The truly unfortunate possibility is that one group or another, one
segment of opinion or another, could simply give up on the idea of
cooperating in a shared project. And because a
network typically doesn’t have such things as mechanisms for channeling
protests, letters of resignation with stated cause, and similar
formalities of structured institutions, it might never become aware that
it had lost the loyalty and participation of a whole category of members.
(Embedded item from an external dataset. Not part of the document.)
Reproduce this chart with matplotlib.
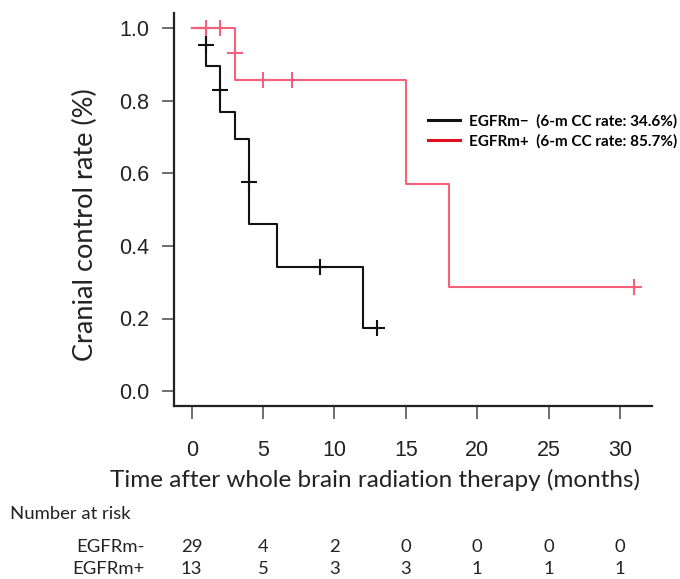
import matplotlib
matplotlib.use("Agg")
import matplotlib.pyplot as plt
from matplotlib.transforms import blended_transform_factory
from matplotlib.lines import Line2D

# Data
neg_times = [0, 1, 2, 3, 4, 6, 12, 13]
neg_surv = [1.0, 0.895, 0.768, 0.693, 0.461, 0.343, 0.175, 0.175]
neg_cens_t = [1, 2, 4, 9, 13]
neg_cens_s = [0.953, 0.83, 0.576, 0.343, 0.175]

pos_times = [0, 3, 15, 18, 31]
pos_surv = [1.0, 0.857, 0.571, 0.286, 0.286]
pos_cens_t = [1, 2, 3, 5, 7, 31]
pos_cens_s = [1.0, 1.0, 0.93, 0.857, 0.857, 0.286]

xticks = [0, 5, 10, 15, 20, 25, 30]
yticks = [0.0, 0.2, 0.4, 0.6, 0.8, 1.0]
risk_neg = [29, 4, 2, 0, 0, 0, 0]
risk_pos = [13, 5, 3, 3, 1, 1, 1]
legend_labels = ["EGFRm\u2212  (6-m CC rate: 34.6%)", "EGFRm+  (6-m CC rate: 85.7%)"]

W, H = 680, 579
fig = plt.figure(figsize=(W / 100, H / 100), dpi=100)
ax = fig.add_axes([174 / W, 1 - 405.7 / H, (652 - 174) / W, (405.7 - 13.3) / H])

black = "#111111"
red_c = "#f5607a"
ax.step(neg_times, neg_surv, where="post", color=black, lw=1.5, zorder=2)
ax.plot(neg_cens_t, neg_cens_s, ls="none", marker="+", ms=11, mew=1.5, color=black, zorder=3)
ax.step(pos_times, pos_surv, where="post", color=red_c, lw=1.5, zorder=4)
ax.plot(pos_cens_t, pos_cens_s, ls="none", marker="+", ms=11, mew=1.5, color=red_c, zorder=5)

ax.set_xlim(-1.24, 32.24)
ax.set_ylim(-0.04, 1.04)
ax.set_xticks(xticks)
ax.set_yticks(yticks)
ax.set_yticklabels([f"{v:.1f}" for v in yticks])
for s in ["top", "right"]:
    ax.spines[s].set_visible(False)
for s in ["left", "bottom"]:
    ax.spines[s].set_linewidth(1.6)
    ax.spines[s].set_color("#222222")
ax.tick_params(axis="both", direction="out", length=9, width=1.2, color="#555555")
ax.tick_params(axis="x", pad=16)
ax.tick_params(axis="y", pad=9)
for lab in ax.get_xticklabels() + ax.get_yticklabels():
    lab.set_fontfamily("Liberation Sans")
    lab.set_fontsize(15.5)
    lab.set_color("#222222")

fig.text(85 / W, 1 - 225 / H, "Cranial control rate (%)", rotation=90, ha="center", va="center",
         fontsize=19.5, family="Lato", color="#222222")

fig.text(375 / W, 1 - 480 / H, "Time after whole brain radiation therapy (months)", ha="center", va="center",
         fontsize=17.5, family="Lato", color="#222222")

# Legend
handles = [Line2D([], [], color=black, lw=2.2), Line2D([], [], color="#e01020", lw=2.2)]
leg = fig.legend(handles, legend_labels, loc="upper left", bbox_to_anchor=(414 / W, 1 - 100 / H),
                 frameon=False, handlelength=2.1, handletextpad=0.6, labelspacing=0.4,
                 prop={"family": "Lato", "weight": "bold", "size": 11})

# Number at risk
fs = 13.3
fig.text(10 / W, 1 - 514 / H, "Number at risk", ha="left", va="center", fontsize=fs, family="Lato", color="#222222")
fig.text(145 / W, 1 - 547 / H, "EGFRm-", ha="right", va="center", fontsize=fs, family="Lato", color="#222222")
fig.text(145 / W, 1 - 569 / H, "EGFRm+", ha="right", va="center", fontsize=fs, family="Lato", color="#222222")
tr = blended_transform_factory(ax.transData, fig.transFigure)
for xv, a, b in zip(xticks, risk_neg, risk_pos):
    ax.text(xv, 1 - 547 / H, str(a), transform=tr, ha="center", va="center", fontsize=fs, family="Lato", color="#222222", clip_on=False)
    ax.text(xv, 1 - 569 / H, str(b), transform=tr, ha="center", va="center", fontsize=fs, family="Lato", color="#222222", clip_on=False)

fig.savefig("out.png", dpi=100)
A second reflection on the week takes me back to the issue of who
networks engage with: their partners and allies, but also their
opponents and the objects of their strategies and campaigns. I’m
convinced that education is a very particular field of action, unlike
any other. Everything is urgent and therefore nothing is urgent, for
all those involved. This makes it extremely difficult for ICAE to
develop priorities. ICAE’s priorities would somehow have to respond to
the priorities of its allies, strategic objectives and opposition. But
with these so vague and diffuse, they hardly offer any guidance. Under
these circumstances, would it make sense for ICAE to devote a large
amount of resources to efforts at agenda-setting? If ICAE came forward
with a very clear and explicit set of priorities, announced very loudly,
would the other actors around it feel provoked to take positions in an
equally clear and explicit way?
Finally, I wonder what the importance is, in a network, of having a
“network memory” analogous to the “institutional memories” of structured
organizations. The history of ICAE is important to its local members;
that is to say, the local histories of ICAE in the various versions that
have played out in different regions and different member organizations.
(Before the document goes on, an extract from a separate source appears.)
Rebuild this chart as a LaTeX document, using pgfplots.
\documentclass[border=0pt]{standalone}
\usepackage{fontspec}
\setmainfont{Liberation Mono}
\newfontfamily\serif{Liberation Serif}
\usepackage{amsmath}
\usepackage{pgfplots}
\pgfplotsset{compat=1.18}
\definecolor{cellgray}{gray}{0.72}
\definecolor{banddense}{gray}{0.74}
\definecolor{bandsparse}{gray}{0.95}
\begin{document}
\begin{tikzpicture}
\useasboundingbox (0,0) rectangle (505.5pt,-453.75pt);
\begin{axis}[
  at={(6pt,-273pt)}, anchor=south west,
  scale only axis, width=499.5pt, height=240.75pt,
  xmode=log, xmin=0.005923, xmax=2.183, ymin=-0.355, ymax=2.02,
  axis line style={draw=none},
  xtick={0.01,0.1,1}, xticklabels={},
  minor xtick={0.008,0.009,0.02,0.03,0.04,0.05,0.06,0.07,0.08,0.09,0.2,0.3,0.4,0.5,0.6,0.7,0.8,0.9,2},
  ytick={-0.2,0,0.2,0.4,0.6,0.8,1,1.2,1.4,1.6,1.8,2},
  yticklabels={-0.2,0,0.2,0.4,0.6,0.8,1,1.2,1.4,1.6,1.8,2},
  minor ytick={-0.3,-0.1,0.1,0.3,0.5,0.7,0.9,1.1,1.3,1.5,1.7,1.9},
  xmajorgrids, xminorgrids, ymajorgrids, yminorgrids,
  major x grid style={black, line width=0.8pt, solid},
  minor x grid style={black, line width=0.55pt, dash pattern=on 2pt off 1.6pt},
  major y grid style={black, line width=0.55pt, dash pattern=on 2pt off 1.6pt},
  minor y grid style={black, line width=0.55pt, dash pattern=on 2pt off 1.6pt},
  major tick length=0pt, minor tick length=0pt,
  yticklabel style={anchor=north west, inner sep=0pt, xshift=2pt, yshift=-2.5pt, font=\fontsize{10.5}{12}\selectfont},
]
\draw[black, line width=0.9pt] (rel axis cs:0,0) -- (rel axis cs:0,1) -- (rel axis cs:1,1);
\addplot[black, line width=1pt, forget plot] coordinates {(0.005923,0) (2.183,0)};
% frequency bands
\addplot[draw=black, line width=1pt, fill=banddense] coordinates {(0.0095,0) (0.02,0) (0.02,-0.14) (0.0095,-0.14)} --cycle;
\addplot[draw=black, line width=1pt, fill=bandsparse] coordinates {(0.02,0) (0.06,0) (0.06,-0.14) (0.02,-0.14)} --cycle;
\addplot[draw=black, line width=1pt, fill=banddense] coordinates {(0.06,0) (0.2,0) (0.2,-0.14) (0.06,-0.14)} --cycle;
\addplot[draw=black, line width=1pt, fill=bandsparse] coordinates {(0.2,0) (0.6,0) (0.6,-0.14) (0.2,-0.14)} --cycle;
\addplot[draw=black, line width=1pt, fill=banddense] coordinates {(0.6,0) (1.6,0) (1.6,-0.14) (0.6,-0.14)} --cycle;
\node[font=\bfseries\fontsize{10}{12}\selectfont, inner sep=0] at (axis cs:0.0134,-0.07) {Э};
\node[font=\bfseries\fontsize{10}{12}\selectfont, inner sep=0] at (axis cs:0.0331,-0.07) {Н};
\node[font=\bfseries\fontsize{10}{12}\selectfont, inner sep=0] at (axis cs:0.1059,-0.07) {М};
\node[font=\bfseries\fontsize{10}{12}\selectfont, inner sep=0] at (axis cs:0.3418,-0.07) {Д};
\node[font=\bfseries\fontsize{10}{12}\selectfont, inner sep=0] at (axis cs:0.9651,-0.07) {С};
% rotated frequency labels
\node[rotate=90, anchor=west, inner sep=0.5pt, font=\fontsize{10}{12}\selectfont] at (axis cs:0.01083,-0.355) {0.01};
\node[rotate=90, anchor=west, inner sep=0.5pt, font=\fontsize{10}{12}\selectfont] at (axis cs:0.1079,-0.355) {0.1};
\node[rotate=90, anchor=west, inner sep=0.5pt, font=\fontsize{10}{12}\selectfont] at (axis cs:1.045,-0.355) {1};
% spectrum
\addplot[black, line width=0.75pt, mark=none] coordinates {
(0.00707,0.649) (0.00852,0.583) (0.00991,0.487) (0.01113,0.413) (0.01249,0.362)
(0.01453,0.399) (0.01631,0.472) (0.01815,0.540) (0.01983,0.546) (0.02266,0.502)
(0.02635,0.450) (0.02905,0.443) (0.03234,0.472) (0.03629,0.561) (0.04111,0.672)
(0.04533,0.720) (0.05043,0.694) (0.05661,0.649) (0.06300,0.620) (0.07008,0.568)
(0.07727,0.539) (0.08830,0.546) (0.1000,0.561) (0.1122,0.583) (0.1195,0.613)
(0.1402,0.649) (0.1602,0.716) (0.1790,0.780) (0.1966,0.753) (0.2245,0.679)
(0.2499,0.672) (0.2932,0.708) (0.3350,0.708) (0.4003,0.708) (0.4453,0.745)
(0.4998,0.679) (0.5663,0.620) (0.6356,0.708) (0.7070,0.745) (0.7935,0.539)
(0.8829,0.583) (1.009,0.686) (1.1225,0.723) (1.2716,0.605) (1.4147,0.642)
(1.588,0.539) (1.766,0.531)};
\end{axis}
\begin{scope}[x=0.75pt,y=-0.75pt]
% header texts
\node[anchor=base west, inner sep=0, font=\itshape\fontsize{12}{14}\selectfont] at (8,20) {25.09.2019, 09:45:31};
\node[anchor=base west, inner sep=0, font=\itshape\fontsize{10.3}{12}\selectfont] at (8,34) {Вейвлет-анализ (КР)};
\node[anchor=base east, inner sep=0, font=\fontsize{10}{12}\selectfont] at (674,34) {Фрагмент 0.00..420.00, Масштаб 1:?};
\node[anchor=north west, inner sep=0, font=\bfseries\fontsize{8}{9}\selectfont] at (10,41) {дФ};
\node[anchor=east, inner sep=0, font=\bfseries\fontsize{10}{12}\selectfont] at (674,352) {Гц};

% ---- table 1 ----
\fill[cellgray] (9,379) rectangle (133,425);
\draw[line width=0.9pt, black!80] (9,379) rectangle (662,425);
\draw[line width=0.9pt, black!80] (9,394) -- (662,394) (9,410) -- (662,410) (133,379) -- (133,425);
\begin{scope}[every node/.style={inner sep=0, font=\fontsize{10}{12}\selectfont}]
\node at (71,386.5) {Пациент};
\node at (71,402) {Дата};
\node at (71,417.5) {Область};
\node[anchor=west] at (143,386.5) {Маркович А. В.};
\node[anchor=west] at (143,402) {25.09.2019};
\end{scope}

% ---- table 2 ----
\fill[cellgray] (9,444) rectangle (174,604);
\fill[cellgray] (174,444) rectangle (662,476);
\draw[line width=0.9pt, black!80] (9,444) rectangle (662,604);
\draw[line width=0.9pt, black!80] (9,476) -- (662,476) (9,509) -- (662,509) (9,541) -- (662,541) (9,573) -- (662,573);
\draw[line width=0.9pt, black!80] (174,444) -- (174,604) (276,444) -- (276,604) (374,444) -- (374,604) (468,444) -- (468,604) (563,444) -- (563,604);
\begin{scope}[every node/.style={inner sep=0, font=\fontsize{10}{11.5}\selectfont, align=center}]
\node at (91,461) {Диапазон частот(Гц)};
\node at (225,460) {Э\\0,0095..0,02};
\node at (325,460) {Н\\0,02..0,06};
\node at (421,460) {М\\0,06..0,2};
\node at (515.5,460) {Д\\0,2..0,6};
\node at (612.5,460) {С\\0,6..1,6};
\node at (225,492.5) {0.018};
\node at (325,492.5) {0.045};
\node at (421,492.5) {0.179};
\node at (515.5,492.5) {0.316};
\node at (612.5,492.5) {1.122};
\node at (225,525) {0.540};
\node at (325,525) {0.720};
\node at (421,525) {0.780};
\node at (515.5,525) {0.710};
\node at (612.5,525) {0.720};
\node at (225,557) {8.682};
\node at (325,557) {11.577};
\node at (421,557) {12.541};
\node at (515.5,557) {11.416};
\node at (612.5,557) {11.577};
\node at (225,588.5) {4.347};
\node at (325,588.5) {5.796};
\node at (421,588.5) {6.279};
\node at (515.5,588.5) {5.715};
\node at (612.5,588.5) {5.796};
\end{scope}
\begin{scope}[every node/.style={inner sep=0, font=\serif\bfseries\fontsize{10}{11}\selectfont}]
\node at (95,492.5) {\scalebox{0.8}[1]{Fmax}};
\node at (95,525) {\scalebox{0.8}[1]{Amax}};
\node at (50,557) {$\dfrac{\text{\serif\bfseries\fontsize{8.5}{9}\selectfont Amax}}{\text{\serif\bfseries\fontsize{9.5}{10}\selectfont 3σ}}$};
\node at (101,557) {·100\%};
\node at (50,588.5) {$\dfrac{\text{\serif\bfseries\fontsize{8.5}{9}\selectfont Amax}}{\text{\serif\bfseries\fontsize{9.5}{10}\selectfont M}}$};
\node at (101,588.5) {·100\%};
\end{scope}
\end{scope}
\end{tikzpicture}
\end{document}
The “network memory” should help a network to maintain its identity
through thick and thin, and it should also set limits on the variation
that might otherwise occur around program, agenda, policies, public
image, and even internal structure. In organizations it is understood
that the “institutional memory” is not written in books or kept in
files, but rather it is deposited in the elders of the tribe. Could
there be an analogy here?
So . . the conversation continues, and best wishes to all.